YOUR GOAL. Output the full listing below exactly, without the pictures.

DATA SEGMENT.
-- start --

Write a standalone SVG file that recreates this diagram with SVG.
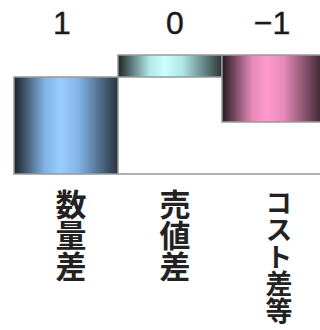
<svg xmlns="http://www.w3.org/2000/svg" width="320" height="330" viewBox="0 0 320 330">
<style>
.bar{stroke:#999;stroke-width:1.5}
.num{font-family:"Liberation Sans",Arial,sans-serif;font-size:32px;fill:#1a1a1a;text-anchor:middle;stroke:#1a1a1a;stroke-width:0.4}
.lbl{font-family:"Noto Sans CJK JP",sans-serif;font-weight:bold;font-size:31px;fill:#222;writing-mode:vertical-rl;text-anchor:start}
.lbl2{font-size:27px}
</style>
<defs>
<linearGradient id="gBlue" x1="0" y1="0" x2="1" y2="0">
<stop offset="0" stop-color="#1c232b"/><stop offset="0.3" stop-color="#82b4e6"/><stop offset="0.45" stop-color="#99ccff"/><stop offset="0.62" stop-color="#82b4e6"/><stop offset="1" stop-color="#26323f"/>
</linearGradient>
<linearGradient id="gCyan" x1="0" y1="0" x2="1" y2="0">
<stop offset="0" stop-color="#1e2626"/><stop offset="0.3" stop-color="#b0e6e6"/><stop offset="0.45" stop-color="#ccffff"/><stop offset="0.62" stop-color="#b0e6e6"/><stop offset="1" stop-color="#2a3636"/>
</linearGradient>
<linearGradient id="gPink" x1="0" y1="0" x2="1" y2="0">
<stop offset="0" stop-color="#261a20"/><stop offset="0.3" stop-color="#e68ab8"/><stop offset="0.45" stop-color="#ff99cc"/><stop offset="0.62" stop-color="#e68ab8"/><stop offset="1" stop-color="#3a2632"/>
</linearGradient>
</defs>
<g id="connectors">
<line x1="118" y1="174" x2="320" y2="174" stroke="#999" stroke-width="1.5"/>
</g>
<g id="bar-quantity">
<rect class="bar" x="14" y="77" width="104" height="97" fill="url(#gBlue)"/>
<text class="num" x="62" y="34">1</text>
<text class="lbl" x="71" y="189">数量差</text>
</g>
<g id="bar-price">
<rect class="bar" x="118" y="55" width="104" height="22" fill="url(#gCyan)"/>
<text class="num" x="175" y="34">0</text>
<text class="lbl" x="175" y="189">売値差</text>
</g>
<g id="bar-cost">
<rect class="bar" x="222" y="55" width="100" height="67" fill="url(#gPink)"/>
<text class="num" x="272" y="34">−1</text>
<text class="lbl lbl2" x="279" y="189">コスト差等</text>
</g>
</svg>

-- end --

COMPLETED EXERCISE.
Write a standalone SVG file that recreates this diagram with SVG.
<svg xmlns="http://www.w3.org/2000/svg" width="320" height="330" viewBox="0 0 320 330">
<style>
.bar{stroke:#999;stroke-width:1.5}
.num{font-family:"Liberation Sans",Arial,sans-serif;font-size:32px;fill:#1a1a1a;text-anchor:middle;stroke:#1a1a1a;stroke-width:0.4}
.lbl{font-family:"Noto Sans CJK JP",sans-serif;font-weight:bold;font-size:31px;fill:#222;writing-mode:vertical-rl;text-anchor:start}
.lbl2{font-size:27px}
</style>
<defs>
<linearGradient id="gBlue" x1="0" y1="0" x2="1" y2="0">
<stop offset="0" stop-color="#1c232b"/><stop offset="0.3" stop-color="#82b4e6"/><stop offset="0.45" stop-color="#99ccff"/><stop offset="0.62" stop-color="#82b4e6"/><stop offset="1" stop-color="#26323f"/>
</linearGradient>
<linearGradient id="gCyan" x1="0" y1="0" x2="1" y2="0">
<stop offset="0" stop-color="#1e2626"/><stop offset="0.3" stop-color="#b0e6e6"/><stop offset="0.45" stop-color="#ccffff"/><stop offset="0.62" stop-color="#b0e6e6"/><stop offset="1" stop-color="#2a3636"/>
</linearGradient>
<linearGradient id="gPink" x1="0" y1="0" x2="1" y2="0">
<stop offset="0" stop-color="#261a20"/><stop offset="0.3" stop-color="#e68ab8"/><stop offset="0.45" stop-color="#ff99cc"/><stop offset="0.62" stop-color="#e68ab8"/><stop offset="1" stop-color="#3a2632"/>
</linearGradient>
</defs>
<g id="connectors">
<line x1="118" y1="174" x2="320" y2="174" stroke="#999" stroke-width="1.5"/>
</g>
<g id="bar-quantity">
<rect class="bar" x="14" y="77" width="104" height="97" fill="url(#gBlue)"/>
<text class="num" x="62" y="34">1</text>
<text class="lbl" x="71" y="189">数量差</text>
</g>
<g id="bar-price">
<rect class="bar" x="118" y="55" width="104" height="22" fill="url(#gCyan)"/>
<text class="num" x="175" y="34">0</text>
<text class="lbl" x="175" y="189">売値差</text>
</g>
<g id="bar-cost">
<rect class="bar" x="222" y="55" width="100" height="67" fill="url(#gPink)"/>
<text class="num" x="272" y="34">−1</text>
<text class="lbl lbl2" x="279" y="189">コスト差等</text>
</g>
</svg>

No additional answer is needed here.